With all those holes there for the wiring for the Universal motor, I reworked everything, installed a rectifier, puzzled a lot, and got that big motor installed with its different gear box. Tried to run it, and the gears don’t mesh correctly between the drive and the frame. Need to be closer to each other. More puzzling.

The good piece of news is that the gearbox used with the Universal motor can be easily disassembled and repaired, and I have a few extras. So finally, I decided the best option was to work on cutting down the bottom of the gearbox to fit lower into the frame so that the gears would mesh.

Which brings me to right now, the model runs, the gears mesh but not great. I’m going to give the project a rest for now, but will eventually cut it down more, it is close! It will take the curves on my layout, which is the big piece of good news.
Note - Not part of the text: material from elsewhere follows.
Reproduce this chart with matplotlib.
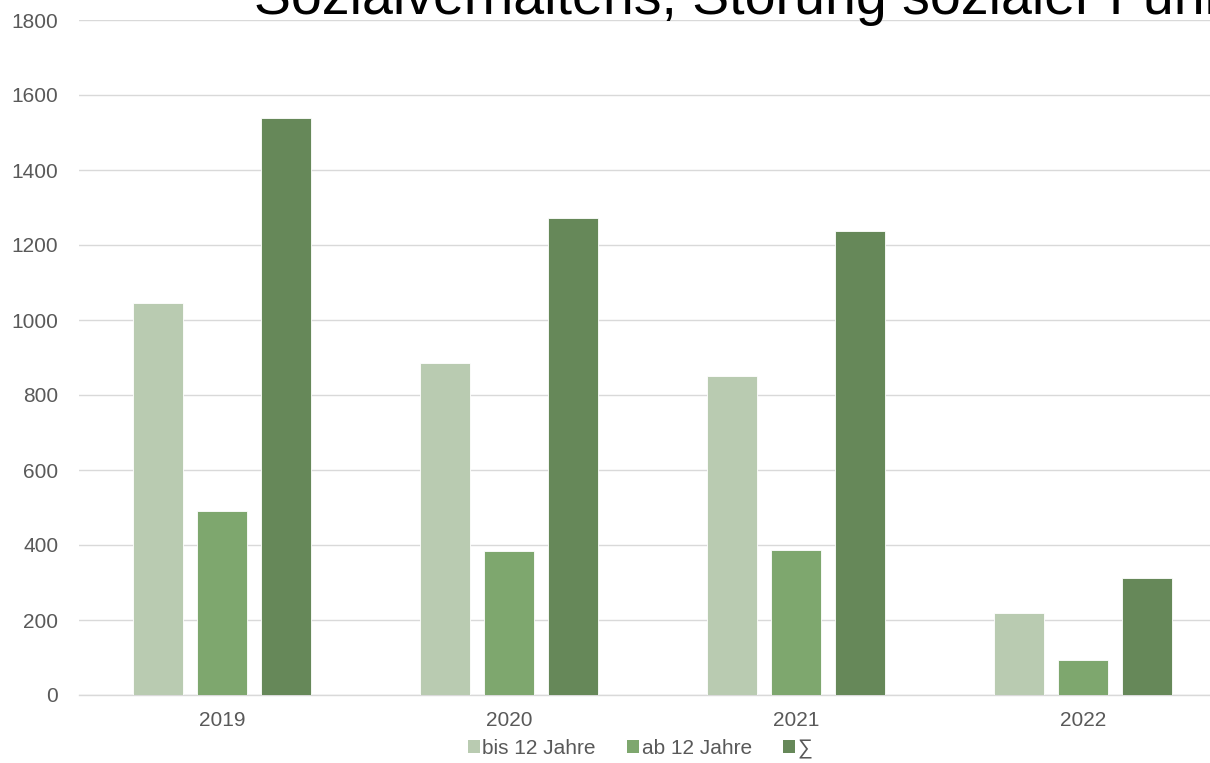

Overall though, I’d rate this model as being a fairly difficult model to build. No wonder S-C took it off the market, and no wonder it is somewhat rare. As to my drive issues, perhaps S-C shipped out the model with a slightly modified gearbox? Maybe the seeing the actual instructions would clear up some questions I have. But respect for the builders that completed these models back in the day, and if you have one, this is a model to treasure.

Friday, October 4, 2019

The lure of the yellow 0014 boxcar

I have at this point a pretty solid quantity of vintage American OO models, but one model, a pretty iconic one, I did not own: the yellow boxcar. This was produced by Lionel in 1938 only. Any good example will sell for more than I’m willing to pay, and also I’ve focused on all the other OO lines much more.

But clearly, from this photo, I do own one now. People who follow eBay closely probably saw this one a couple months ago in a lot with some other cars that had little more than parts value. This yellow 0014 has, of course, been modified. If it were me, back in those prewar days, I would have likely of repainted the model totally. A yellow boxcar? Although, of course, there were yellow MKT boxcars (I built this nice pair of them in fact), and colorful reefers and such.

Whoever owned this example of the yellow 0014 had an idea how to make it better, and they painted the roof and ends boxcar red. Of course this has ruined the remaining collector value of this somewhat beat model. But to be honest the boxcar red areas added result in kind of a nice look for the car.

I’ve worked on it to the extent it is on good trucks, has couplers, and has been cleaned up a bit. I need to replace the door on the other side and I’m inclined to think about touching up all the boxcar red areas when I do that door. No rush, though, and I’m enjoying this rare if modified model.